Their funnels typically feature a wide-mouth base and a straight-through design with no hidden lips or crevices. This means fewer places for residual meat to get trapped, reducing cleaning time and, more importantly, minimizing the risk of cross-contamination on your next batch.
For the time-strapped hobby farmer, efficiency matters everywhere. A funnel that rinses clean in 30 seconds versus one that requires five minutes of scrubbing with a bottle brush is a clear winner. This focus on practical, real-world use makes their products a solid choice for anyone who values their time as much as their sausage.

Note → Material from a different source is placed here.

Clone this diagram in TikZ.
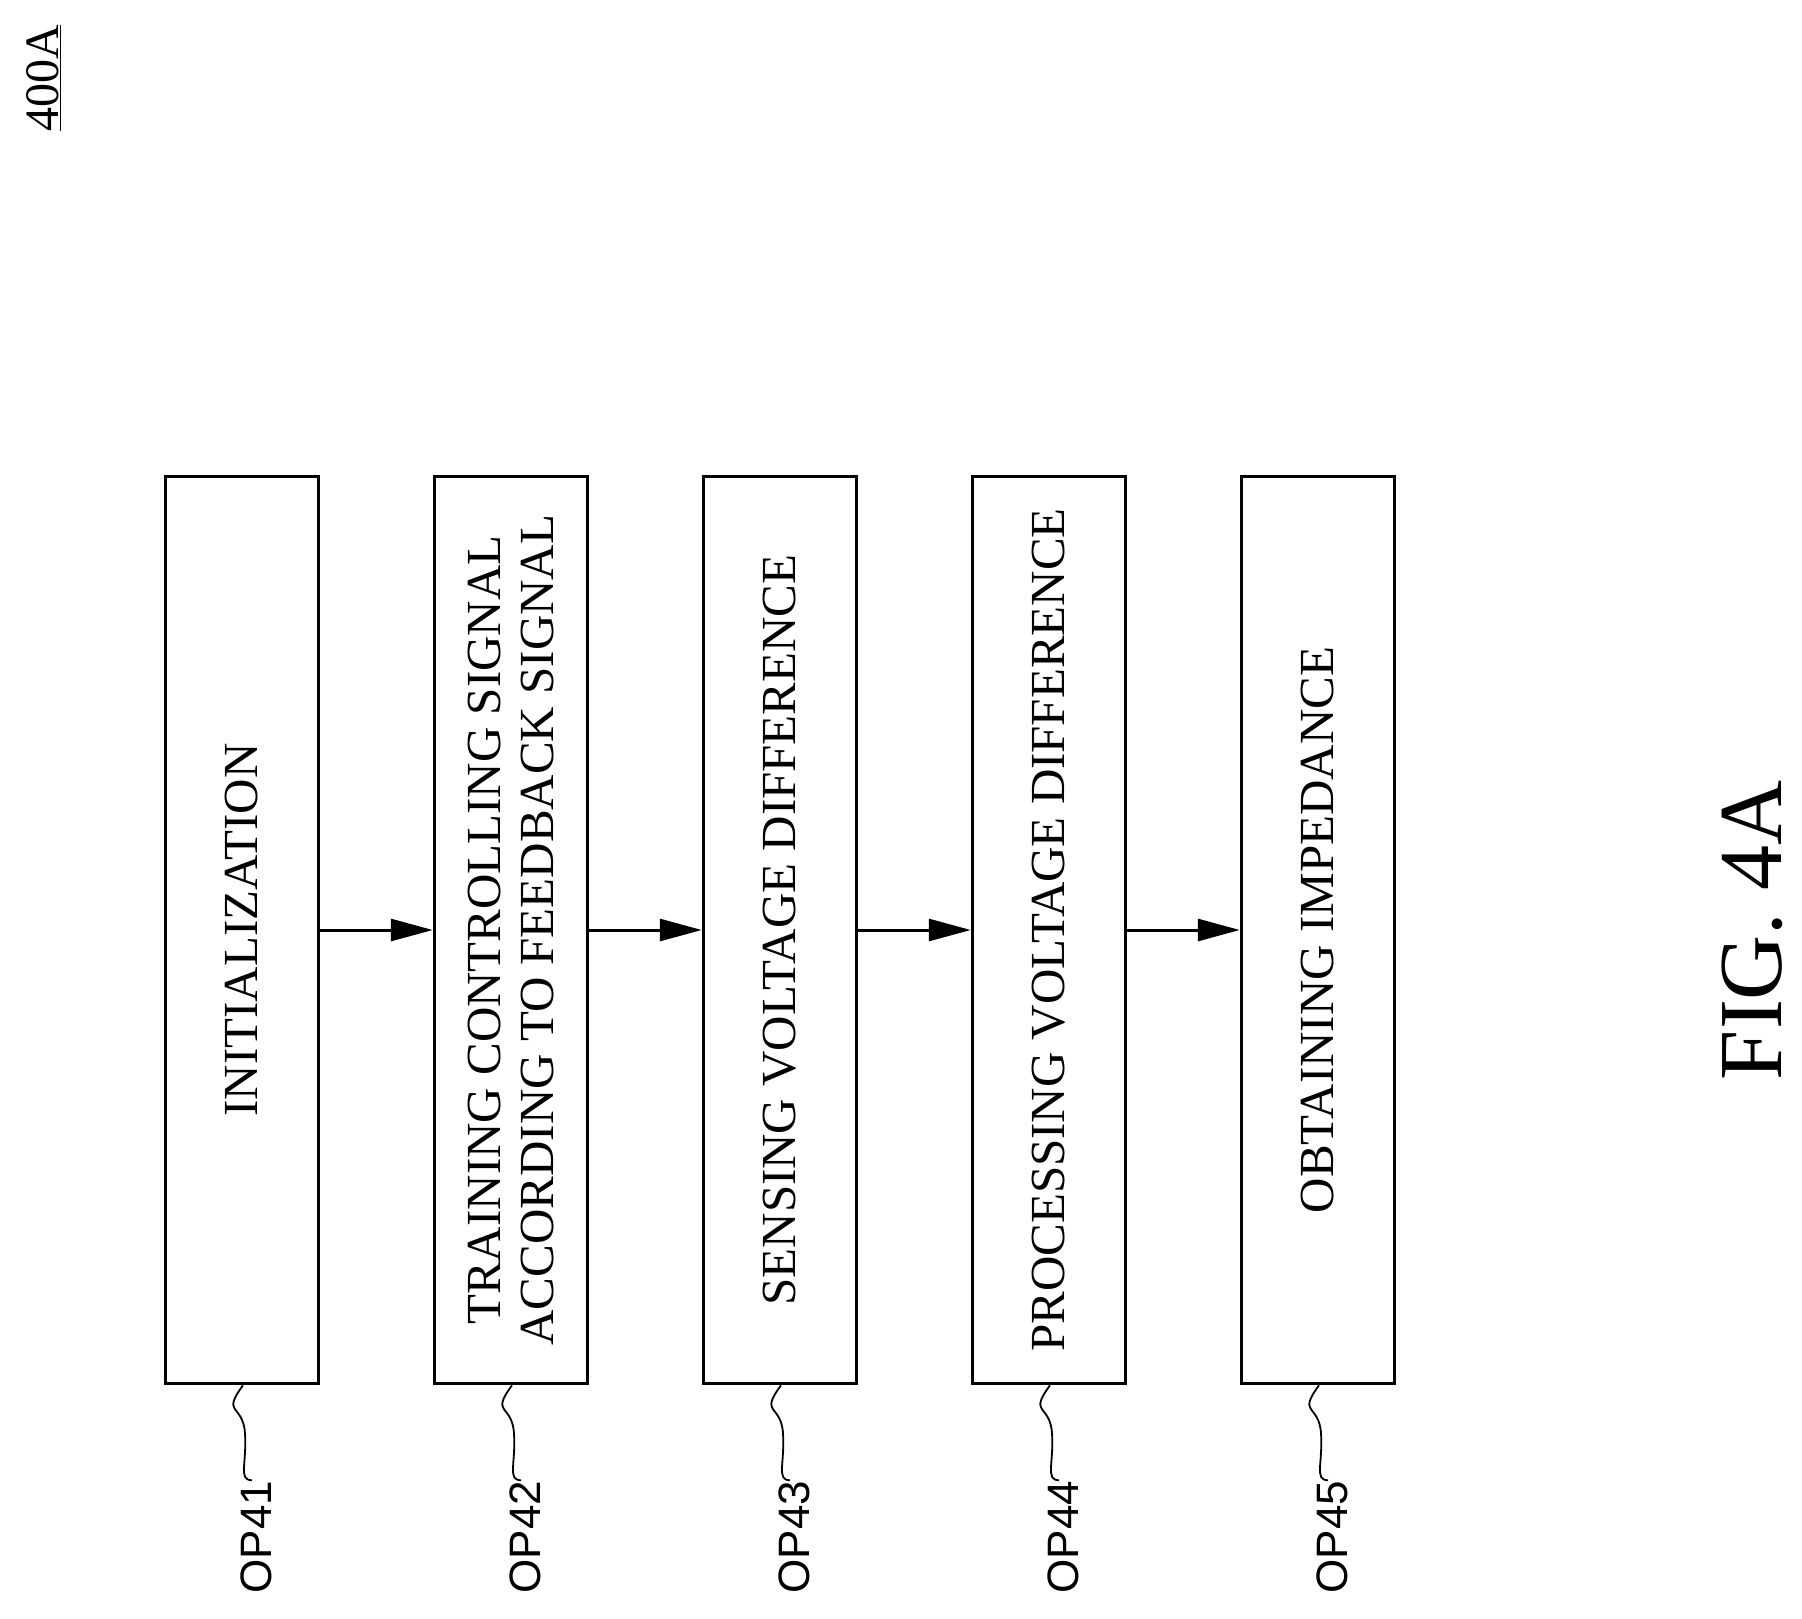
\documentclass[tikz,border=0pt]{standalone}
\usepackage{fontspec}
\setmainfont{Liberation Serif}
\newfontfamily\lab{Liberation Sans}
\usetikzlibrary{arrows.meta}
\begin{document}
\begin{tikzpicture}[x=1pt,y=-1pt,
  stepbox/.style={draw,line width=3.5pt,minimum width=153pt,minimum height=907pt,inner sep=0pt},
  steptext/.style={rotate=90,font=\fontsize{49}{53}\selectfont,align=center},
  arr/.style={line width=3pt,-{Triangle[length=42pt,width=22pt]}},
  oplab/.style={rotate=90,font=\lab\fontsize{44}{48}\selectfont,anchor=east}]
\useasboundingbox (0,0) rectangle (1802,1619);
\node[stepbox] (b1) at (242,930) {};
\node[steptext] at (b1) {INITIALIZATION};
\node[stepbox] (b2) at (511,930) {};
\node[steptext] at (b2) {TRAINING CONTROLLING SIGNAL\\ACCORDING TO FEEDBACK SIGNAL};
\node[stepbox] (b3) at (780,930) {};
\node[steptext] at (b3) {SENSING VOLTAGE DIFFERENCE};
\node[stepbox] (b4) at (1049,930) {};
\node[steptext] at (b4) {PROCESSING VOLTAGE DIFFERENCE};
\node[stepbox] (b5) at (1318,930) {};
\node[steptext] at (b5) {OBTAINING IMPEDANCE};
\foreach \a/\b in {b1/b2,b2/b3,b3/b4,b4/b5}{\draw[arr] (\a.east) -- (\b.west);}
\foreach \b/\t in {b1/OP41,b2/OP42,b3/OP43,b4/OP44,b5/OP45}{
  \node[oplab] (\t) at ([xshift=14pt,yshift=-92pt]\b.south) {\t};
  \draw[line width=1.8pt] ([xshift=1pt]\b.south) .. controls +(-22,30) and +(-2,-30) .. ([xshift=3pt,yshift=-48pt]\b.south) .. controls +(2,30) and +(-14,0) .. ([xshift=-4pt,yshift=-3pt]\t.east);
}
\node[rotate=90,font=\fontsize{48}{52}\selectfont,anchor=center] (t400) at (44,78) {\underline{400A}};
\node[rotate=90,font=\fontsize{90}{94}\selectfont] (fig) at (1752,930) {FIG. 4A};
\end{tikzpicture}
\end{document}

Matching Tube Diameter to Your Lamb Casings
This is the most critical lesson of all: the outer diameter of your stuffing tube must be significantly smaller than the final stuffed diameter of your casing. Many beginners make the mistake of choosing a tube that’s just barely smaller than the casing, thinking it will make a plumper link. This is the direct cause of most tears.
The casing needs to slide over the tube easily and have plenty of room to expand as the meat fills it. For a typical lamb casing that stuffs to about 20-22mm (around 3/4 inch), you should use a tube with an outer diameter of no more than 12-14mm (around 1/2 inch). A 10mm tube is even safer. This gap is not wasted space; it’s essential slack that prevents the casing from being stretched to its breaking point.

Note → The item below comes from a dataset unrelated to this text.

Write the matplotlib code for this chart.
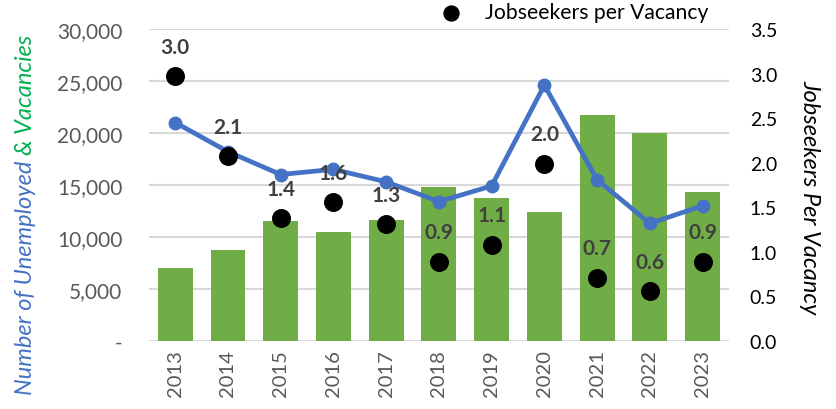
import numpy as np
import matplotlib.pyplot as plt
from matplotlib.ticker import FuncFormatter

plt.rcParams['font.family'] = ['Lato', 'DejaVu Sans']

years = ['2013', '2014', '2015', '2016', '2017', '2018', '2019', '2020', '2021', '2022', '2023']
vacancies = [7000, 8700, 11500, 10500, 11600, 14800, 13700, 12400, 21700, 20000, 14300]
unemployed = [21000, 18200, 16000, 16500, 15300, 13400, 14900, 24600, 15500, 11300, 13000]
ratio = [2.97, 2.07, 1.38, 1.56, 1.31, 0.89, 1.08, 1.99, 0.71, 0.56, 0.89]
ratio_labels = ['3.0', '2.1', '1.4', '1.6', '1.3', '0.9', '1.1', '2.0', '0.7', '0.6', '0.9']

blue = '#4472C4'
green = '#70AD47'
label_green = '#00B050'
grey = '#595959'

fig = plt.figure(figsize=(8.36, 4.10), dpi=100)
ax = fig.add_axes([0.178, 0.166, 0.694, 0.761])
ax2 = ax.twinx()

x = np.arange(len(years))
ax.bar(x, vacancies, width=0.66, color=green, zorder=2)
ax.plot(x, unemployed, color=blue, lw=3.4, marker='o', ms=9, zorder=3)

ax.set_ylim(0, 30000)
ax.set_yticks(np.arange(0, 30001, 5000))
ax.yaxis.set_major_formatter(FuncFormatter(lambda v, p: '-' if v == 0 else f'{int(v):,}'))
ax.set_xlim(-0.5, len(years) - 0.5)
ax.set_xticks(x)
ax.set_xticklabels(years, rotation=90)
ax.grid(axis='y', color='#D9D9D9', lw=1.5, zorder=0)
ax.set_axisbelow(True)
ax.tick_params(axis='y', length=0, labelsize=15, labelcolor=grey, pad=19)
ax.tick_params(axis='x', length=0, labelsize=14.5, labelcolor=grey, pad=6)

ax2.scatter(x, ratio, s=160, color='black', zorder=4, label='Jobseekers per Vacancy')
for xi, yi, lab in zip(x, ratio, ratio_labels):
    ax2.annotate(lab, (xi, yi), xytext=(0, 21), textcoords='offset points',
                 ha='center', va='center', fontsize=15, fontweight='bold', color='#404040')
ax2.set_ylim(0, 3.5)
ax2.set_yticks(np.arange(0, 3.51, 0.5))
ax2.yaxis.set_major_formatter(FuncFormatter(lambda v, p: f'{v:.1f}'))
ax2.tick_params(axis='y', length=0, labelsize=14, labelcolor='black', pad=15)

for a in (ax, ax2):
    for s in a.spines.values():
        s.set_visible(False)

ax2.legend(loc='center left', bbox_to_anchor=(0.492, 0.968), bbox_transform=fig.transFigure,
           frameon=False, fontsize=15.2, handletextpad=0.6, markerscale=0.85)

# two-coloured left axis label
fig.canvas.draw()
r = fig.canvas.get_renderer()
t1 = fig.text(0.03, 0.037, 'Number of Unemployed ', rotation=90, color=blue,
              fontsize=17, style='italic', ha='center', va='bottom')
bb = t1.get_window_extent(renderer=r)
y2 = (bb.y1) / fig.bbox.height
fig.text(0.03, y2, '& Vacancies', rotation=90, color=label_green,
         fontsize=17, style='italic', ha='center', va='bottom')

fig.text(0.969, 0.52, 'Jobseekers Per Vacancy', rotation=-90, color='black',
         fontsize=17, style='italic', ha='center', va='center')

fig.savefig('out.png', dpi=100)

When buying tubes, always check the outer diameter (OD), as this is the measurement that interacts with the casing. Having a set with multiple small sizes—like a 10mm, 12mm, and 14mm—is the best approach. Casings are a natural product and vary in size, so having options allows you to adapt on the fly for a tear-free stuffing day.
Ultimately, the best brand is less important than the right size and material for the job. By choosing a narrow, smooth, and well-tapered tube, you’re not just buying a piece of equipment; you’re investing in a successful and far less frustrating sausage-making experience. Get the tube right, and you can finally focus on perfecting your recipe instead of patching up torn casings.